Copy all lines in which the word "that" can be found.
▼▼▼
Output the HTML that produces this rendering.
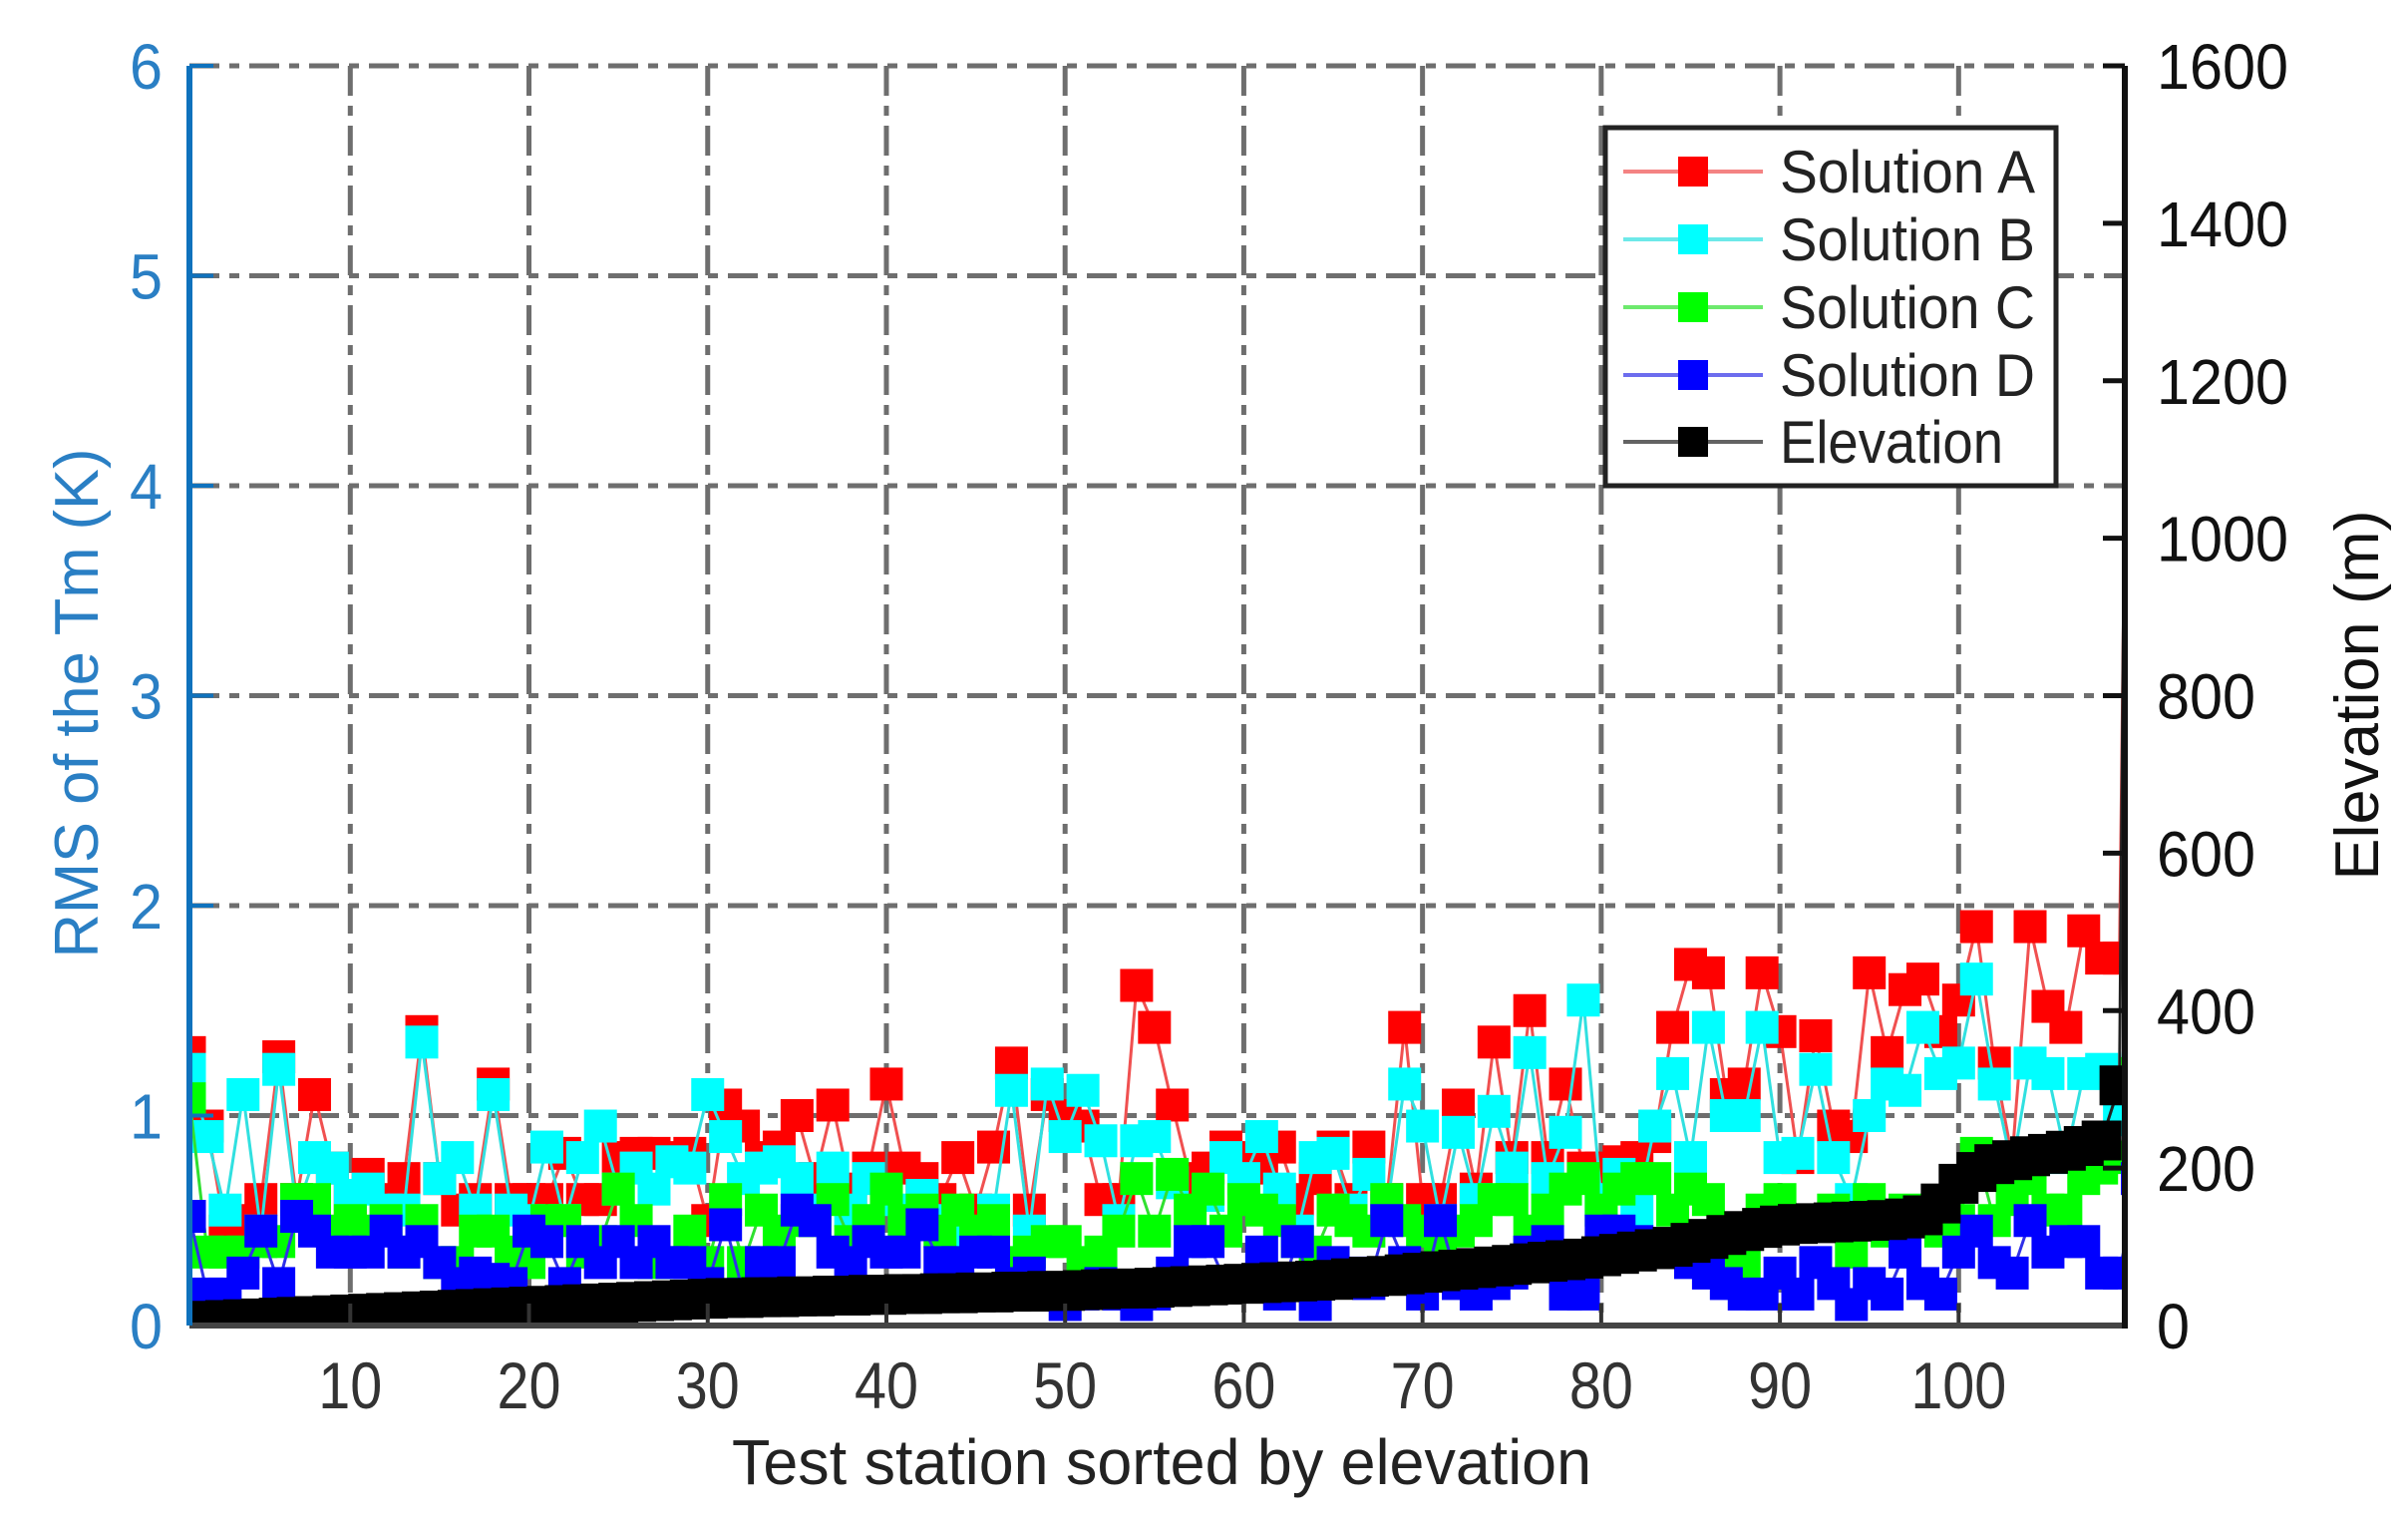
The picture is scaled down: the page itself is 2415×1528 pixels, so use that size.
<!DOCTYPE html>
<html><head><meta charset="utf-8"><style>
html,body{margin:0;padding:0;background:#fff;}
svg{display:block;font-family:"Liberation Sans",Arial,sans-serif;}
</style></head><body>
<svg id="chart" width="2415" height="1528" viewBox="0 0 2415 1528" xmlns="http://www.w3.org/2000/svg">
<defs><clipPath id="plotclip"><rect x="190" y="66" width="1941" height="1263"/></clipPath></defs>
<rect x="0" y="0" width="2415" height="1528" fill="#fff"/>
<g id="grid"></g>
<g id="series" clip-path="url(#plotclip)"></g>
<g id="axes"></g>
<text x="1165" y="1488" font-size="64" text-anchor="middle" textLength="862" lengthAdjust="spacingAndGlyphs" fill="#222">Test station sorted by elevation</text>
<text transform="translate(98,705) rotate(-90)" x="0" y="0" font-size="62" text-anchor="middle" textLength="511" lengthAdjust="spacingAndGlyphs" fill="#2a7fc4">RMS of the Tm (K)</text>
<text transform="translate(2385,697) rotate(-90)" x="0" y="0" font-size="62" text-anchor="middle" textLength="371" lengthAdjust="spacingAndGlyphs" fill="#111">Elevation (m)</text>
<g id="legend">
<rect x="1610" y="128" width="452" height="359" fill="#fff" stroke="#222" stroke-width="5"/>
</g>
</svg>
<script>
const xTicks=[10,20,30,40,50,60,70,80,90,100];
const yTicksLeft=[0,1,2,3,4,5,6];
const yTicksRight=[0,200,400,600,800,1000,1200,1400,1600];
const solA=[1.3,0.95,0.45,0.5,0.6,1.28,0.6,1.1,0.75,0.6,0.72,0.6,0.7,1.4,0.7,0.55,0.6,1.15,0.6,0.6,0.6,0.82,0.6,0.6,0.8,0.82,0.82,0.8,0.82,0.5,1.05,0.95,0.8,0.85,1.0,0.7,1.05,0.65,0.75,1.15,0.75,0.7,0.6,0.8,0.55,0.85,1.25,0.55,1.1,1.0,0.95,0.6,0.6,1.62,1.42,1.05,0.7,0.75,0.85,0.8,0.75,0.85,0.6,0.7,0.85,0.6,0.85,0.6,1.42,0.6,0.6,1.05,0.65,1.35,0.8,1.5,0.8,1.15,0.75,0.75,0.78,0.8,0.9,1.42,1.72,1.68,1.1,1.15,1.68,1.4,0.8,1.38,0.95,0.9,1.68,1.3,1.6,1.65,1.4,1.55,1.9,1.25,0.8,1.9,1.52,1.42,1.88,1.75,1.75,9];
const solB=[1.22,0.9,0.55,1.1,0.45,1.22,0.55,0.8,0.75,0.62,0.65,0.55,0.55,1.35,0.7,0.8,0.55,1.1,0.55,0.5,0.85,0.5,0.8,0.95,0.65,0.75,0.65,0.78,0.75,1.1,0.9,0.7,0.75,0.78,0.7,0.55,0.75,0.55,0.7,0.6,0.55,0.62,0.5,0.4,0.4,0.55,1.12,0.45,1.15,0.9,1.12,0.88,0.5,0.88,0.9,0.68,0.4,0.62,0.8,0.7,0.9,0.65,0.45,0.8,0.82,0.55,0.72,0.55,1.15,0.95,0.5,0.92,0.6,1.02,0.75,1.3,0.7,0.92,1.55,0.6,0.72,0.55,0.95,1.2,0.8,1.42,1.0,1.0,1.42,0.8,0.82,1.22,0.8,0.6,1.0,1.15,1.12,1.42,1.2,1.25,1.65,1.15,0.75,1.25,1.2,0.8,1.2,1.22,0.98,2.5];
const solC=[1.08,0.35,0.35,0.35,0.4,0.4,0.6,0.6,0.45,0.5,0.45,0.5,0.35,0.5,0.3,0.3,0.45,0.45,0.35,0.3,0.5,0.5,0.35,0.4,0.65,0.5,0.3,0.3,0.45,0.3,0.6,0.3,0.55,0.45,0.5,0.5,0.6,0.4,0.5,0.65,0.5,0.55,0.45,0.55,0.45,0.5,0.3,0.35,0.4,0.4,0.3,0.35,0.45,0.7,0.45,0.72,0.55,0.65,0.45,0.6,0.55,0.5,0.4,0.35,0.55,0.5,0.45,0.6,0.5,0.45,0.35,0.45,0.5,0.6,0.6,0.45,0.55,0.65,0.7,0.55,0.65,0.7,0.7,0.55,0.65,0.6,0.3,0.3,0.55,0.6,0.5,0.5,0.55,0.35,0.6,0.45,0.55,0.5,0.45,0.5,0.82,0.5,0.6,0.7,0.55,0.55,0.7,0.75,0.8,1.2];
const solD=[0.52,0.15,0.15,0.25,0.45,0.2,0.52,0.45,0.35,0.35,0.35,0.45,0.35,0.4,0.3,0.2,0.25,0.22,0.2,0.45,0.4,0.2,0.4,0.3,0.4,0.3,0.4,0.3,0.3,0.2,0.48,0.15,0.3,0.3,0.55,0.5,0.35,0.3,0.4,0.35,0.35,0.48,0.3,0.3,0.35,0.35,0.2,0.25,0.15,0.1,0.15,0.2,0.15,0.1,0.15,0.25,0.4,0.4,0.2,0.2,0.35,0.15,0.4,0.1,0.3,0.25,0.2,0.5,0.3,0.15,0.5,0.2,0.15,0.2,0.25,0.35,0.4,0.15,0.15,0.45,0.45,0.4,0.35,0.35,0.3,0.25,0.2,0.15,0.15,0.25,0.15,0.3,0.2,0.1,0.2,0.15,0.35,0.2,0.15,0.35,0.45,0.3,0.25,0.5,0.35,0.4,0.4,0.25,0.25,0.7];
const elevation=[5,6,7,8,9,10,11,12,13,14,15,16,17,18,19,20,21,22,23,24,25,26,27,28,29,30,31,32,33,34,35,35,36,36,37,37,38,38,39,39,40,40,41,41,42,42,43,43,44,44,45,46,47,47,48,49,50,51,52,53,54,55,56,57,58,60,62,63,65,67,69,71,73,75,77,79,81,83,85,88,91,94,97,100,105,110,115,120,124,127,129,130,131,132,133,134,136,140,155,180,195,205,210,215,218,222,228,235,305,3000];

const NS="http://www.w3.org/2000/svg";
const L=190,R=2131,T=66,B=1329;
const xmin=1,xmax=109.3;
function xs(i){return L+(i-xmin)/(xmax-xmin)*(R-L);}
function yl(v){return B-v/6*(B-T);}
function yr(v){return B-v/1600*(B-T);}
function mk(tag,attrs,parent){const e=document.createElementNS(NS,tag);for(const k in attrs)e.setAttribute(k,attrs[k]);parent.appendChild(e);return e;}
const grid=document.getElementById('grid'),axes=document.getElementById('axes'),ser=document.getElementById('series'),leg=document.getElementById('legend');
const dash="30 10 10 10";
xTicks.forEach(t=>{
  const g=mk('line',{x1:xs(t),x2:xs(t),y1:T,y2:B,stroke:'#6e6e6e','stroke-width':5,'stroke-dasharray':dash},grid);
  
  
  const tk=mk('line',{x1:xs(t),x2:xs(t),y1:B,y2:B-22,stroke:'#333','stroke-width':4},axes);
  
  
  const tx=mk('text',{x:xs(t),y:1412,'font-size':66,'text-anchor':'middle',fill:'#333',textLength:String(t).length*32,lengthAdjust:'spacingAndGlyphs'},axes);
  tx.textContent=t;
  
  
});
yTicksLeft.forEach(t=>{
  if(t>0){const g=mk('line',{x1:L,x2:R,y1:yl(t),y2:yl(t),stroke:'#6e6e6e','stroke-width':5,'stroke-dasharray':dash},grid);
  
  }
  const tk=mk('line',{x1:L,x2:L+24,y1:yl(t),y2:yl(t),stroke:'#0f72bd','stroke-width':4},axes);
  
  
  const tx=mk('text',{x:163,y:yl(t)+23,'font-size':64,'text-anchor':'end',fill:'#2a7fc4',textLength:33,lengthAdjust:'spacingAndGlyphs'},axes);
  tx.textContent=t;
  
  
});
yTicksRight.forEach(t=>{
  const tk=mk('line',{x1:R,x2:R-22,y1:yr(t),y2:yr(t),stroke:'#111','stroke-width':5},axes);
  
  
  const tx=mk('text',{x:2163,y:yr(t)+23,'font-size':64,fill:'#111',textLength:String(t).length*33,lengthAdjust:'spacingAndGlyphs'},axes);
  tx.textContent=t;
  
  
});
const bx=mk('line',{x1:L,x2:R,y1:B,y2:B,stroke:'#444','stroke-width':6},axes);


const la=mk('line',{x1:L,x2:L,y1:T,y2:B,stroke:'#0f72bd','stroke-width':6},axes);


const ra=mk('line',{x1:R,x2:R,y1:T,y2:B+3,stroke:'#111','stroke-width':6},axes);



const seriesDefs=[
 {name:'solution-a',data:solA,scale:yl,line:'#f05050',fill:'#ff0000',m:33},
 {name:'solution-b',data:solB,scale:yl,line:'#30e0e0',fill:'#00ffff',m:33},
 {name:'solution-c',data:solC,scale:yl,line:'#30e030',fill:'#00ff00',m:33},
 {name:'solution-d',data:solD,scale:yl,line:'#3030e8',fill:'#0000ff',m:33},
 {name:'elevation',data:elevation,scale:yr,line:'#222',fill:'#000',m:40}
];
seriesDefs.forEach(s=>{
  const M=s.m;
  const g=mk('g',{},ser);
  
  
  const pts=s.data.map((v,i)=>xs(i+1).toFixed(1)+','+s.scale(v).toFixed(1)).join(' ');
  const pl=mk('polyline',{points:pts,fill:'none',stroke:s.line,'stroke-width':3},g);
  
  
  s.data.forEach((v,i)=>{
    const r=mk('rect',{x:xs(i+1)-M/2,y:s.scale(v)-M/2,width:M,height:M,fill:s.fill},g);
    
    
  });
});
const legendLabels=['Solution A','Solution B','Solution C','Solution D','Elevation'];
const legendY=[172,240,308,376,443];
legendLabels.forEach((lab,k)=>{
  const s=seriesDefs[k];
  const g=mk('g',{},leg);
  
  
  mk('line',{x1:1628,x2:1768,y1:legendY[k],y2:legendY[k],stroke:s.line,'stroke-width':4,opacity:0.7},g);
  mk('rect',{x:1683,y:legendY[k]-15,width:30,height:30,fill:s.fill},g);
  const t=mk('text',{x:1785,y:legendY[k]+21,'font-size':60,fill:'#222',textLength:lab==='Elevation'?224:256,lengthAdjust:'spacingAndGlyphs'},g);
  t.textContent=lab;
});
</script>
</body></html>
▲▲▲
### [Task response]
Output the HTML that produces this rendering.
The picture is scaled down: the page itself is 2415×1528 pixels, so use that size.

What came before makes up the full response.